- Classification: Protestant
- Orientation: Reformed
- Theology: Calvinist
- Polity: Presbyterian
- Associations: North American Presbyterian and Reformed Council
- Origin: 1992
- Branched from: Kosin Presbyterian Church in Korea
- Congregations: 135 (2015)
- Members: 10,300 (2015)
- Official website: kosinusa.org

= Korean Presbyterian Church in America (Kosin) =

Christian denomination

The Korean Presbyterian Church in America (Kosin) (KPCA) is a Presbyterian denomination founded in United States in 1992 by missionaries from Kosin Presbyterian Church in Korea.

== History ==
Due to the migration of Koreans to the United States, the Kosin Presbyterian Church in Korea started church planting in United States in 1984. In 1992 the Korean Presbyterian Church in America (Kosin).

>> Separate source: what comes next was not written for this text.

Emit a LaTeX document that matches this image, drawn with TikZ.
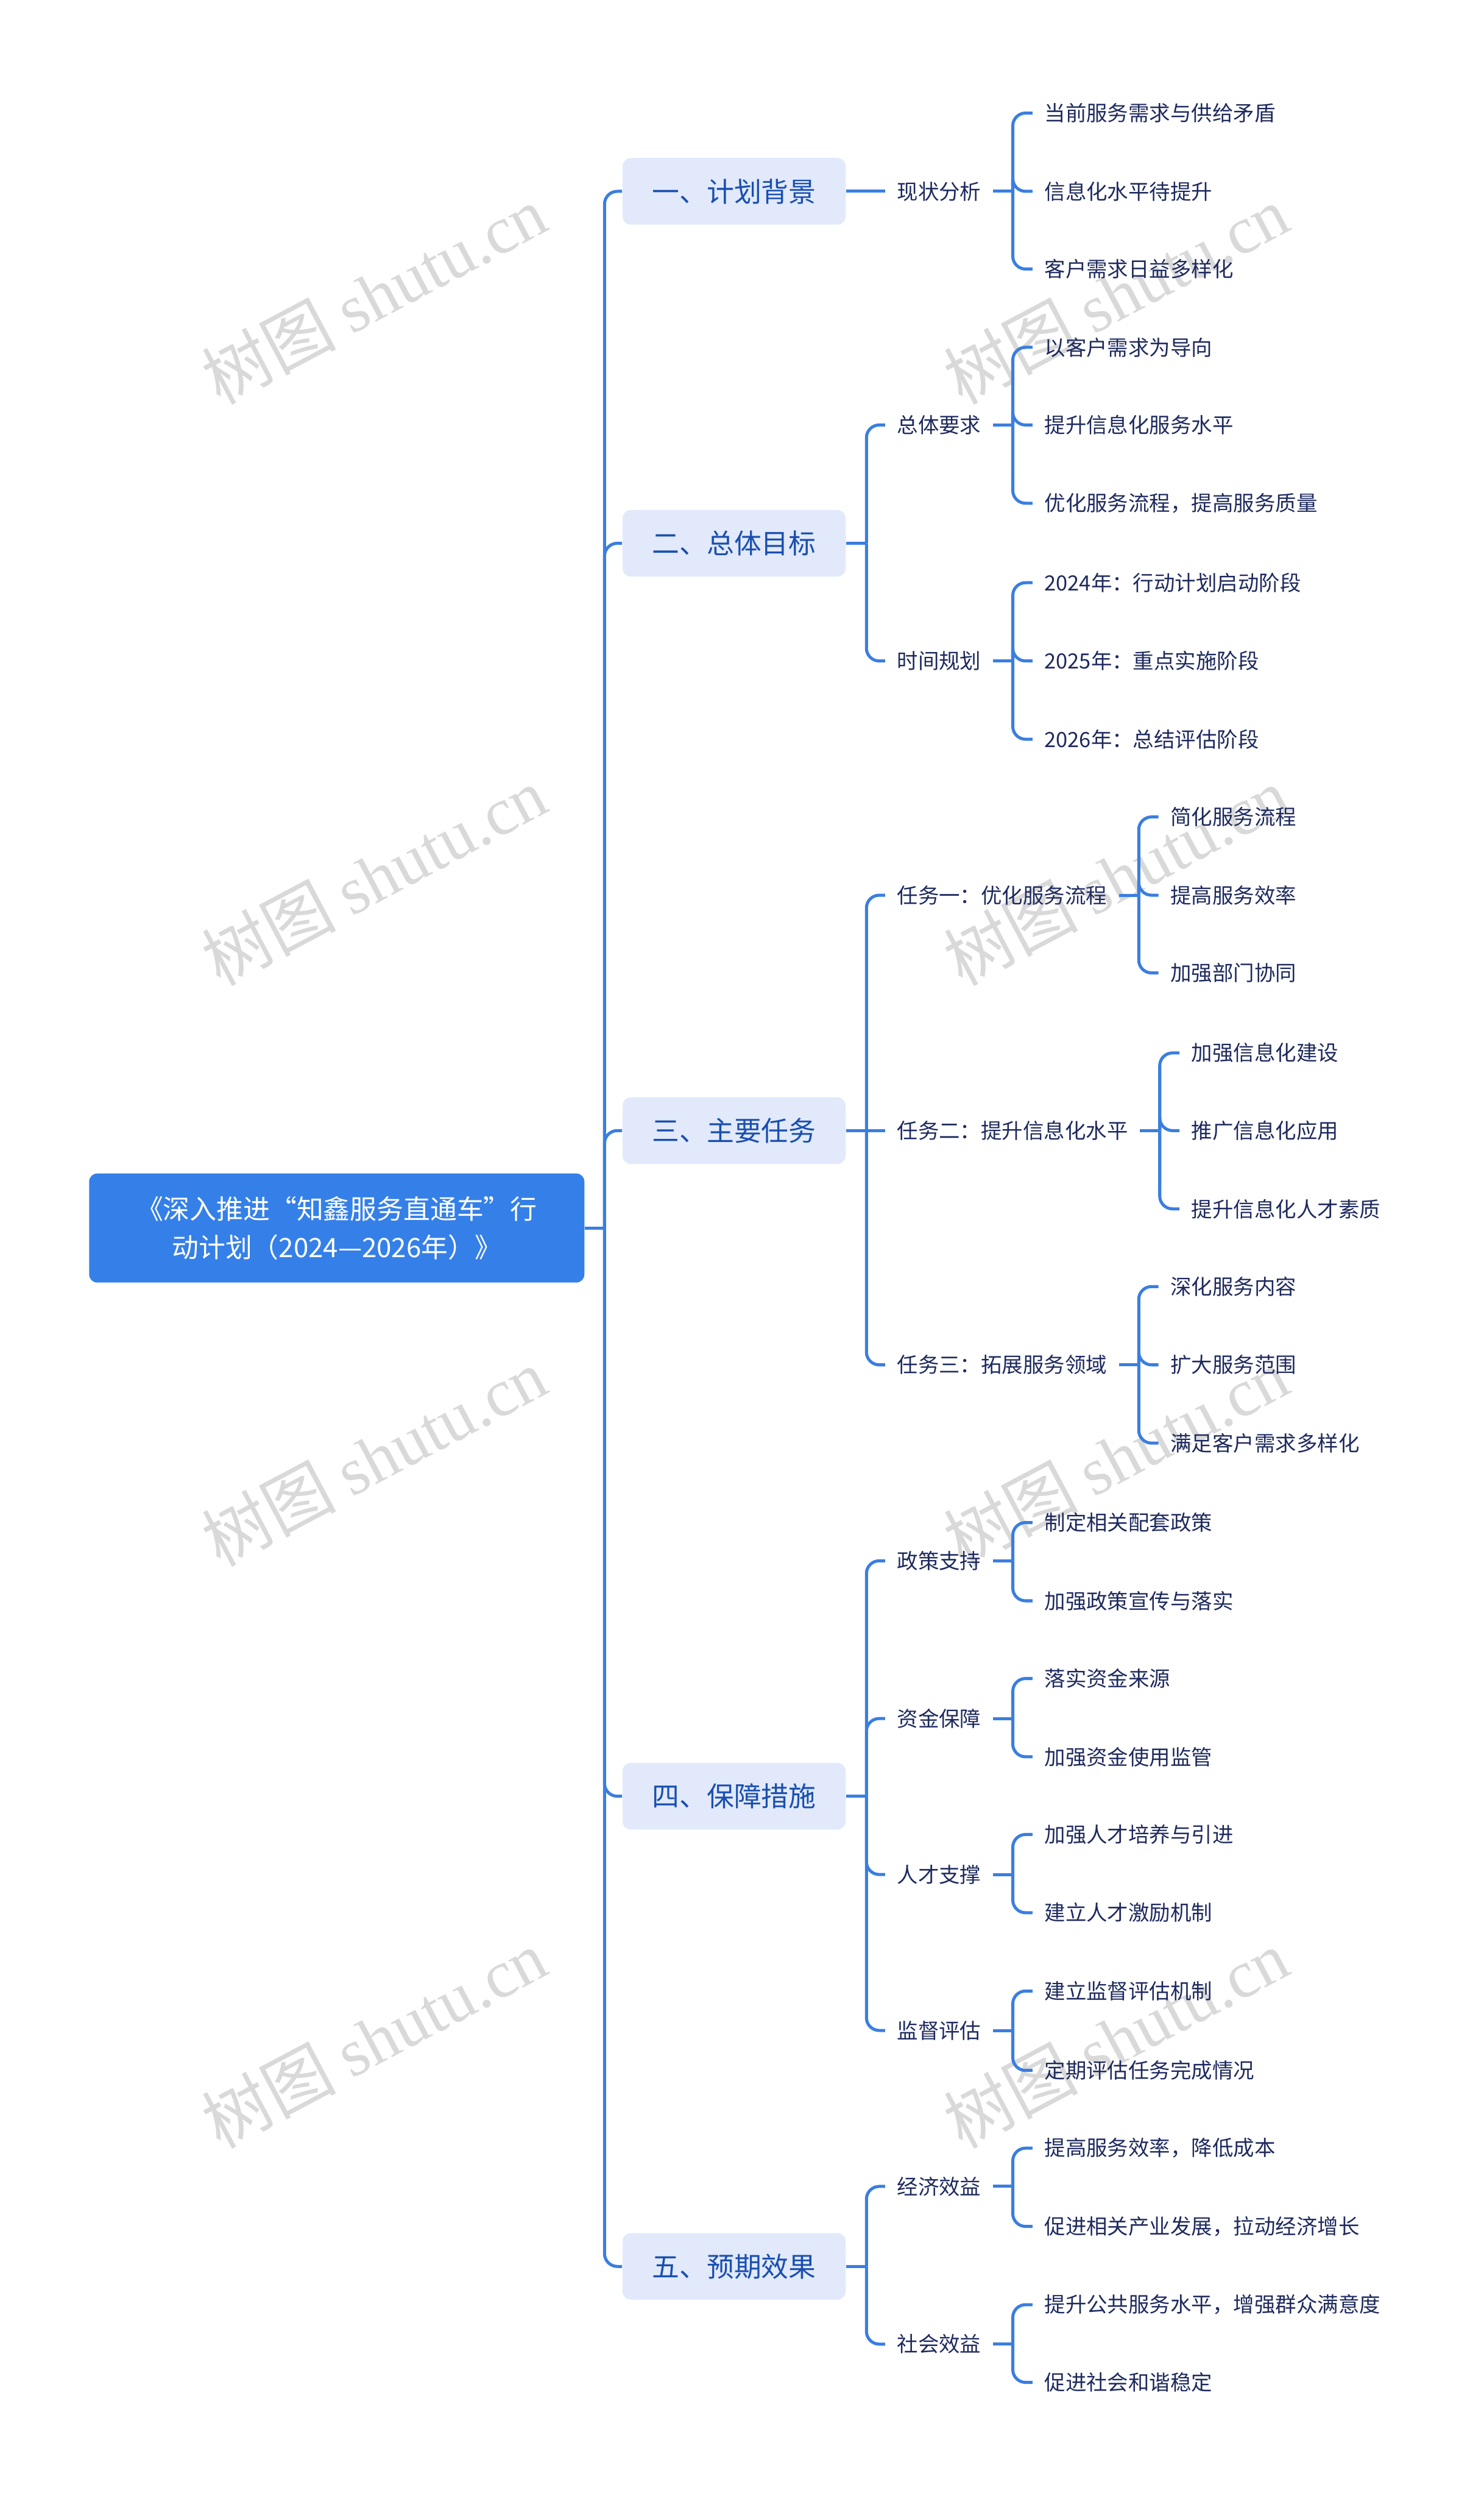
\documentclass[tikz,border=0pt]{standalone}
\usepackage{fontspec}
\setmainfont{Noto Sans CJK SC}
\newfontfamily\wmlatin{Liberation Serif}
\usetikzlibrary{calc}
\definecolor{rootblue}{HTML}{3580E8}
\definecolor{lvlfill}{HTML}{E1E9FB}
\definecolor{lvltext}{HTML}{1A4FAF}
\definecolor{linec}{HTML}{3A7EE0}
\definecolor{txt}{HTML}{1E2A5E}
\definecolor{wm}{HTML}{D9D9D9}
\begin{document}
\begin{tikzpicture}[x=0.01cm,y=-0.01cm,
 rootbox/.style={fill=rootblue, rounded corners=0.14cm, minimum width=8.54cm, minimum height=1.88cm, text=white, font=\fontsize{13.1}{18.8}\selectfont, align=center, inner sep=0pt},
 lvlbox/.style={fill=lvlfill, rounded corners=0.15cm, minimum width=3.85cm, minimum height=1.15cm, text=lvltext, font=\fontsize{13.4}{16}\selectfont, inner sep=0pt},
 subnode/.style={text=txt, font=\fontsize{10.3}{12}\selectfont, inner xsep=0.2cm, inner ysep=0.05cm, anchor=west},
 leafnode/.style={subnode},
 conn/.style={draw=linec, line width=1.5pt},
 elbow/.style={conn, rounded corners=0.22cm},
 wmark/.style={text=wm, rotate=28, font=\fontsize{33}{36}\selectfont, inner sep=0pt}
]
\useasboundingbox (0,0) rectangle (2560,4305);
% watermarks
\foreach \wy [count=\k] in {508,1511,2513,3516}{
  \node[wmark] (wl\k) at (645,\wy) {树图 {\wmlatin shutu.cn}};
  \node[wmark] (wr\k) at (1925,\wy) {树图 {\wmlatin shutu.cn}};
}
% root
\node[rootbox] (root) at (581,2118) {《深入推进“知鑫服务直通车”行\\动计划（2024—2026年）》};
\coordinate (rj) at ($(root.east)+(34,0)$);
\draw[conn] (root.east) -- (rj);
% level 1
\node[lvlbox] (L1) at (1266.5,330) {一、计划背景};
\node[lvlbox] (L2) at (1266.5,937) {二、总体目标};
\node[lvlbox] (L3) at (1266.5,1950) {三、主要任务};
\node[lvlbox] (L4) at (1266.5,3098) {四、保障措施};
\node[lvlbox] (L5) at (1266.5,3909) {五、预期效果};
\foreach \n in {L1,L2,L3,L4,L5}{
  \draw[elbow] (rj) |- (\n.west);
  \coordinate (\n-j) at ($(\n.east)+(35,0)$);
  \draw[conn] (\n.east) -- (\n-j);
}
% level 2
\node[subnode] (a1) at (1527,330) {现状分析};
\node[subnode] (b1) at (1527,733) {总体要求};
\node[subnode] (b2) at (1527,1140) {时间规划};
\node[subnode] (c1) at (1527,1544) {任务一：优化服务流程};
\node[subnode] (c2) at (1527,1950) {任务二：提升信息化水平};
\node[subnode] (c3) at (1527,2354) {任务三：拓展服务领域};
\node[subnode] (d1) at (1527,2692) {政策支持};
\node[subnode] (d2) at (1527,2964) {资金保障};
\node[subnode] (d3) at (1527,3233) {人才支撑};
\node[subnode] (d4) at (1527,3502) {监督评估};
\node[subnode] (e1) at (1527,3771) {经济效益};
\node[subnode] (e2) at (1527,4043) {社会效益};
\draw[conn] (L1-j) -- (a1.west);
\draw[conn] (L3-j) -- (c2.west);
\foreach \p/\c in {L2/b1,L2/b2,L3/c1,L3/c3,L4/d1,L4/d2,L4/d3,L4/d4,L5/e1,L5/e2}{
  \draw[elbow] (\p-j) |- (\c.west);
}
% leaves
\foreach \p/\items in {
 a1/{195/当前服务需求与供给矛盾,330/信息化水平待提升,464/客户需求日益多样化},
 b1/{599/以客户需求为导向,733/提升信息化服务水平,868/优化服务流程，提高服务质量},
 b2/{1005/2024年：行动计划启动阶段,1140/2025年：重点实施阶段,1275/2026年：总结评估阶段},
 c1/{1409/简化服务流程,1544/提高服务效率,1678/加强部门协同},
 c2/{1816/加强信息化建设,1950/推广信息化应用,2085/提升信息化人才素质},
 c3/{2219/深化服务内容,2354/扩大服务范围,2489/满足客户需求多样化},
 d1/{2626/制定相关配套政策,2761/加强政策宣传与落实},
 d2/{2895/落实资金来源,3030/加强资金使用监管},
 d3/{3164/加强人才培养与引进,3299/建立人才激励机制},
 d4/{3434/建立监督评估机制,3571/定期评估任务完成情况},
 e1/{3705/提高服务效率，降低成本,3840/促进相关产业发展，拉动经济增长},
 e2/{3975/提升公共服务水平，增强群众满意度,4109/促进社会和谐稳定}}{
  \coordinate (\p-j) at ($(\p.east)+(34,0)$);
  \coordinate (\p-l) at ($(\p.east)+(68,0)$);
  \draw[conn] (\p.east) -- (\p-j);
  \foreach \yy/\tt [count=\i] in \items {
    \node[leafnode] (\p-\i) at (\p-l |- 0,\yy) {\tt};
    \draw[elbow] (\p-j) |- (\p-\i.west);
  }
}
\end{tikzpicture}
\end{document}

Since then, the denomination has grown to 135 churches, 185 ordained pastors, 126 ruling elders, and approximately 10,300 members in 8 presbyteries in 2015.

== Doctrine ==
The church subscribes to the Westminster Confession of Faith, Westminster Larger Catechism and Westminster Shorter Catechism. Also, it does not allow women's ordination.

== Interecclesiastical Relations ==

KPCA is a member of the North American Presbyterian and Reformed Council.